[Start]
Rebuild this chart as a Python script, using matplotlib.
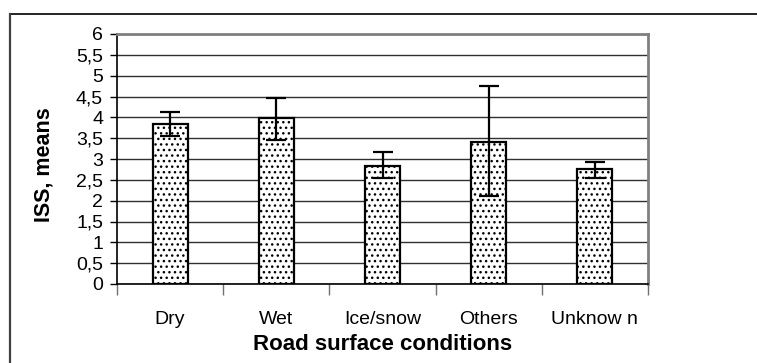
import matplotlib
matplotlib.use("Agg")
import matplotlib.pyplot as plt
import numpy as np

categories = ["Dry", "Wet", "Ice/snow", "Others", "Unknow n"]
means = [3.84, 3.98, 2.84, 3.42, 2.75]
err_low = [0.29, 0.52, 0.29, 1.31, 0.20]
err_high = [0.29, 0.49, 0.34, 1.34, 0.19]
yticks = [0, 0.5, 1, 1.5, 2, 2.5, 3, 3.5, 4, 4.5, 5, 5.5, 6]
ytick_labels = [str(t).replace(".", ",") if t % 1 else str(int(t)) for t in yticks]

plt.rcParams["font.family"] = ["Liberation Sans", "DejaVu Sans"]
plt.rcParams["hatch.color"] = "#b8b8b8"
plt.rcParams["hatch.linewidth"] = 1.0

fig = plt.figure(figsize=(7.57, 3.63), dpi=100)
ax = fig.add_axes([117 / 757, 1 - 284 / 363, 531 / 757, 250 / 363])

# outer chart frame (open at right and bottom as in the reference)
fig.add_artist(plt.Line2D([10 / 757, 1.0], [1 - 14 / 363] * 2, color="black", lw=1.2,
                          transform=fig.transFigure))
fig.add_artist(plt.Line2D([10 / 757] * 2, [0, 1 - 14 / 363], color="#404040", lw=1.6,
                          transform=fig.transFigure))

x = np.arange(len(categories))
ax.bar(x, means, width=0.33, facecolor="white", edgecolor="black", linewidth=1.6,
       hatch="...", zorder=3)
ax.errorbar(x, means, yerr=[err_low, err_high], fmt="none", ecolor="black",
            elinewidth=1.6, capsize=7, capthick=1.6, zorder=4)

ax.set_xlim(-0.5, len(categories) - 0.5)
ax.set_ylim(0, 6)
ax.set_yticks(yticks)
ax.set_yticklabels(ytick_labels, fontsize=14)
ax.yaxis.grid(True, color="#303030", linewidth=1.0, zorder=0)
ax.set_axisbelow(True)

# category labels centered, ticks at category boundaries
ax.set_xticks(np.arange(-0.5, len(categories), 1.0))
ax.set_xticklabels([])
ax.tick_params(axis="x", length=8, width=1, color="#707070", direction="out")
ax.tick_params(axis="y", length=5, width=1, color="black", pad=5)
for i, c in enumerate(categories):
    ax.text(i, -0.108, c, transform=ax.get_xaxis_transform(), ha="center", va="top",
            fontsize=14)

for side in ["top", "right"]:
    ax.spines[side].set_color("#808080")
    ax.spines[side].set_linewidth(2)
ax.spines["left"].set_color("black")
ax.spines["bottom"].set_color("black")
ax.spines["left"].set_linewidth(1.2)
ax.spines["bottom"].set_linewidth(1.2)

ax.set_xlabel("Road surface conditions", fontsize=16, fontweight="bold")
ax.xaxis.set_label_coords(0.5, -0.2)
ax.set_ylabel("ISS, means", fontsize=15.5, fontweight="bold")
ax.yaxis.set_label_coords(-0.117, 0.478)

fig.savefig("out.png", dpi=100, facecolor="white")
[End]
[Instructions to follow] Leave out the pictures and repeat exactly the lines from the start of the material through the line that contains "import numpy as np", both included.

[Correct output]
Rebuild this chart as a Python script, using matplotlib.
import matplotlib
matplotlib.use("Agg")
import matplotlib.pyplot as plt
import numpy as np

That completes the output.